Parliament prohibits government from agreeing with client-side scanning

Last year Parliament instructed the cabinet not to support any European legislative proposal that would restrict the use of encryption. A clear instruction, but the Minister of Justice and Security opted for a play on words. She argued that because client-side device scanning happens before end-to-end encryption is applied, client-side device scanning does not impact encryption. We don't agree.

And neither did Parliament. This month she adopted a motion instructing government not to support any legislative proposals that would allow client-side device scanning. The minister advised against it, claiming it would isolate the Netherlands in the European discussion and de facto exclude it from negotiations. (Something we know not to be true.) We're impressed by Parliament's vigilance and hope rumors about the minister ignoring Parliament turn out not to be true.

The Court of Audit confirms that the urgency the ministries invoked when introducing the bill has lead to bad quality law making.

Council of State and Court of Audit issue damning reports on proposed changes to mass surveillance powers

Parliament is currently discussing the temporary Cyber Act, an addition to the Intelligence and Security Services Act from 2017. Even before the bill was shared with Parliament, the responsible ministries announced it would be amended.

This month, the Council of State issued an opinion on the proposed amendments. The text received a so-called "heavy dictum" from the Council. This firm slap on the wrist means the proposal must be discussed again in the Council of Ministers before it can be shared with Parliament. It is not often that the Council of State issues such a critical opinion, and we hope the ministries take the criticism to heart.

In the meantime, the temporary Cyber Act itself has also fallen under criticism, namely from the Dutch Court of Audit. Unfortunately many of our concerns are confirmed in the Court of Audit's report. The temporary Cyber Act is supposed to alleviate so-called implementation problems in the current law. The Court of Audit, however, finds it highly questionable whether the Cyber Act itself is actionable and enforceable. The Court also confirms that the urgency the ministries invoked when introducing the bill has lead to bad-quality law making, and an insufficiently informed Parliament.

All in all not a great month for the rule of law in the Netherlands.

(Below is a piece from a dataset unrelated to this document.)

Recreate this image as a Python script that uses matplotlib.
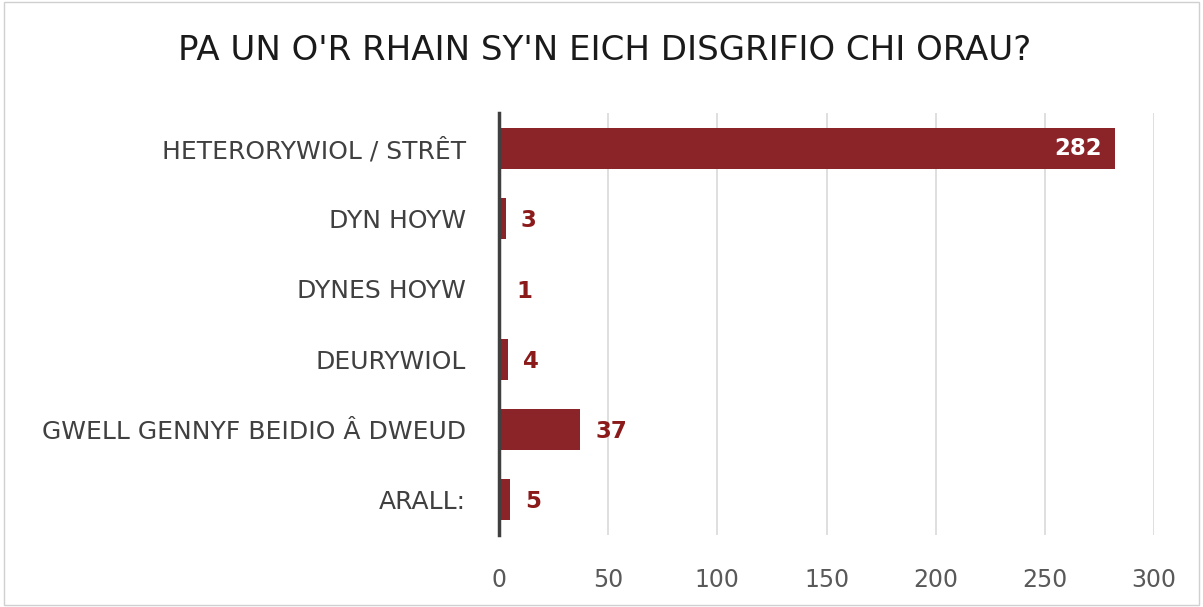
import matplotlib.pyplot as plt
from matplotlib.patches import Rectangle

categories = ["HETERORYWIOL / STRÊT", "DYN HOYW", "DYNES HOYW", "DEURYWIOL",
              "GWELL GENNYF BEIDIO Â DWEUD", "ARALL:"]
counts = [282, 3, 1, 4, 37, 5]
xticks = [0, 50, 100, 150, 200, 250, 300]
title = "PA UN O'R RHAIN SY'N EICH DISGRIFIO CHI ORAU?"

bar_color = "#8B2429"
label_color = "#8B1A1A"

plt.rcParams['font.family'] = ['DejaVu Sans']

fig = plt.figure(figsize=(12.03, 6.07), dpi=100)
fig.patches.append(Rectangle((0.003, 0.003), 0.994, 0.994, transform=fig.transFigure,
                             fill=False, edgecolor="#d0d0d0", linewidth=1))
ax = fig.add_axes([0.4148, 0.1186, 0.5445, 0.695])

y = list(range(len(categories)))
ax.barh(y, counts, height=0.58, color=bar_color, zorder=3)
ax.set_ylim(len(categories) - 0.5, -0.5)
ax.set_xlim(0, 300)
ax.set_xticks(xticks)
ax.set_yticks(y)
ax.set_yticklabels(categories, fontsize=18, color="#404040")
ax.tick_params(axis='y', length=0, pad=24)
ax.tick_params(axis='x', length=0, pad=24, labelsize=17, labelcolor="#595959")
ax.grid(axis='x', color="#d9d9d9", linewidth=1.2, zorder=0)

for s in ['top', 'right', 'bottom']:
    ax.spines[s].set_visible(False)
ax.spines['left'].set_color("#404040")
ax.spines['left'].set_linewidth(2.5)
ax.spines['left'].set_zorder(4)

for yi, v in zip(y, counts):
    if v > 200:
        ax.text(v - 6, yi, str(v), ha='right', va='center', color='white',
                fontsize=16.5, fontweight='bold', zorder=5)
    else:
        ax.text(v + 7, yi + 0.03, str(v), ha='left', va='center', color=label_color,
                fontsize=16.5, fontweight='bold', zorder=5)

fig.text(0.503, 0.917, title, ha='center', va='center', fontsize=24.5, color="#1a1a1a")

fig.savefig("out.png", dpi=100)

Municipalities continue to fail their citizens, and an ecosystem perspective on the GDPR in practice

Last year we found that 9 of the 10 biggest municipalities weren't complying with the most basic GDPR requirements. A year on, and after promises made by the Minister of Digitization that improvements would be made, we were curious how they are doing now. Well... The DPO in Amsterdam was made to oversee his own work, Rotterdam has been making use of a discriminatory algorithm, Eindhoven is under increased inspection by the DPA, and at least 5 municipalities are still using a controversial anti-fraud algorithmic system. We'd say there's still a little bit of work to be done!

Taking a step back, this month we also organized a panel at CPDP with the Dutch DPA, the Minister of the Interior, and civil society. Reflecting on the intersection of our work, we asked them: why is it that people aren't getting the protection they need, despite each one of us acting with the best intentions? And looking forward, how can we do better?

And finally...

We celebrated the incredible Ai Act victory in the European Parliament and the hard work we put into it with colleagues across Europe. To close, a little heads-up that this update will next appear in August, after a lovely long summer break. See you then!